Il cinema della trasparenza di Bazin




La costruzione del concetto di montaggio allargato cui ci siamo dedicati, ci ha nascosto un fatto storico essenziale: se la nozione di montaggio è tanto importante per la teoria del cinema è anche perché essa è stata il luogo e la posta i gioco di dibattiti estremamente profondi e duraturi, tra due concezioni radicalmente opposte del cinema, due grandi tendenze che, sotto nomi di autori e scuole diversi e sotto forme variabili, non hanno mai cessato di contrapporsi in modo assai polemico.

Fondata su una svalutazione del montaggio in quanto tale, e sulla stretta subordinazione dei suoi effetti all’istanza narrativa o alla rappresentazione realistica del mondo, considerate come lo scopo essenziale del cinema; il film ha come funzione essenziale quella di dare a vedere gli eventi rappresentati e non di dare a vedere se stesso in quanto film.
Bazin e il cinema della trasparenza.
Il suo sistema poggia su un postulato ideologico di base, a sua volta articolato in due tesi complementari:
- nella realtà, nel mondo reale, nessun evento è mai dotato di un senso del tutto determinato a priori; è ciò che egli designa con l’idea di una ambiguità immanente al reale.

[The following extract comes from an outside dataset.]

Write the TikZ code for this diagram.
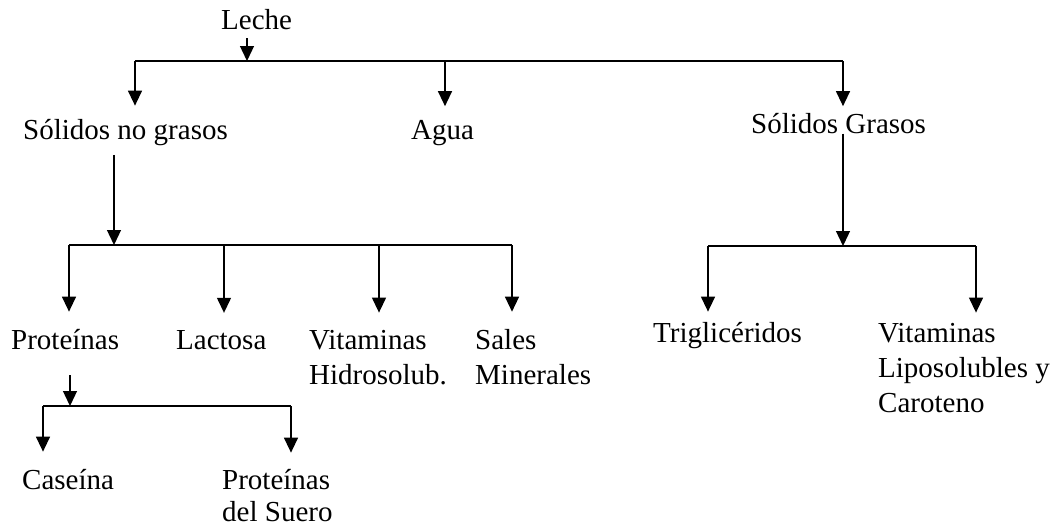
\documentclass[tikz,border=0pt]{standalone}
\usepackage{fontspec}
\setmainfont{Liberation Serif}
\usetikzlibrary{arrows.meta}

\begin{document}
\begin{tikzpicture}[x=1pt, y=-1pt, font=\fontsize{29}{35}\selectfont]
    \tikzstyle{rama} = [line width=1.3pt]
    \tikzstyle{flecha} = [rama, -{Triangle[width=14pt,length=15pt]}]
    \tikzstyle{texto} = [inner sep=0pt, anchor=base west, align=left]
    \useasboundingbox (0, 0) rectangle (1062, 530);

    \node[texto] (leche) at (221, 29.5) {Leche};
    \node[texto] (snog) at (23, 139.5) {Sólidos no grasos};
    \node[texto] (agua) at (411, 139.5) {Agua};
    \node[texto] (sg) at (751, 133.5) {Sólidos Grasos};
    \node[texto] (prot) at (11, 349.5) {Proteínas};
    \node[texto] (lact) at (176, 349.5) {Lactosa};
    \node[texto] (vith) at (309, 384.5) {Vitaminas\\Hidrosolub.};
    \node[texto] (sales) at (475, 384.5) {Sales\\Minerales};
    \node[texto] (trig) at (653, 342.5) {Triglicéridos};
    \node[texto] (vitl) at (878, 412.5) {Vitaminas\\Liposolubles y\\Caroteno};
    \node[texto] (cas) at (22, 489) {Caseína};
    \node[texto, font=\fontsize{29}{32}\selectfont] (psuero) at (222, 521) {Proteínas\\del Suero};

    \coordinate (j0) at (247, 61);
    \coordinate (j0a) at (135, 61);
    \coordinate (j0b) at (445, 61);
    \coordinate (j0c) at (843, 61);
    \draw[flecha, shorten <=8.5pt] (j0 |- leche.south) -- (j0);
    \draw[rama] (j0a) -- (j0c);
    \draw[flecha, shorten >=13.5pt] (j0a) -- (j0a |- snog.north);
    \draw[flecha, shorten >=14pt] (j0b) -- (j0b |- agua.north);
    \draw[flecha, shorten >=7pt] (j0c) -- (j0c |- sg.north);

    \coordinate (j1) at (114, 245);
    \coordinate (j1a) at (69, 245);
    \coordinate (j1b) at (224, 245);
    \coordinate (j1c) at (379, 245);
    \coordinate (j1d) at (512, 245);
    \draw[flecha, shorten <=9pt] (j1 |- snog.south) -- (j1);
    \draw[rama] (j1a) -- (j1d);
    \draw[flecha, shorten >=17.5pt] (j1a) -- (j1a |- prot.north);
    \draw[flecha, shorten >=17.5pt] (j1b) -- (j1b |- lact.north);
    \draw[flecha, shorten >=17.5pt] (j1c) -- (j1c |- vith.north);
    \draw[flecha, shorten >=17.5pt] (j1d) -- (j1d |- sales.north);

    \coordinate (j2) at (843, 246);
    \coordinate (j2a) at (708, 246);
    \coordinate (j2b) at (976, 246);
    \draw[flecha] (j2 |- sg.base) -- (j2);
    \draw[rama] (j2a) -- (j2b);
    \draw[flecha, shorten >=10.5pt] (j2a) -- (j2a |- trig.north);
    \draw[flecha, shorten >=10.5pt] (j2b) -- (j2b |- vitl.north);

    \coordinate (j3) at (70, 406);
    \coordinate (j3a) at (43, 406);
    \coordinate (j3b) at (291, 406);
    \draw[flecha, shorten <=25.5pt] (j3 |- prot.south) -- (j3);
    \draw[rama] (j3a) -- (j3b);
    \draw[flecha, shorten >=17pt] (j3a) -- (j3a |- cas.north);
    \draw[flecha, shorten >=16pt] (j3b) -- (j3b |- psuero.north);
\end{tikzpicture}
\end{document}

- il cinema ha come vocazione ontologica quella di riprodurre il reale, rispettando quanto il più possibile questa caratteristica essenziale, producendo dunque delle rappresentazioni dotate della stessa ambiguità, o almeno sforzarsi di farlo. Questa esigenza si traduce in Bazin nella necessità per il cinema di riprodurre il mondo reale nella sua continuità fisica e fattuale.
L’essenziale delle concezioni baziniane sta in quei pochi principi che lo conducono a ridurre considerevolmente lo spazio concesso al montaggio: il montaggio proibito, la trasparenza e il rifiuto del montaggio fuori raccordo.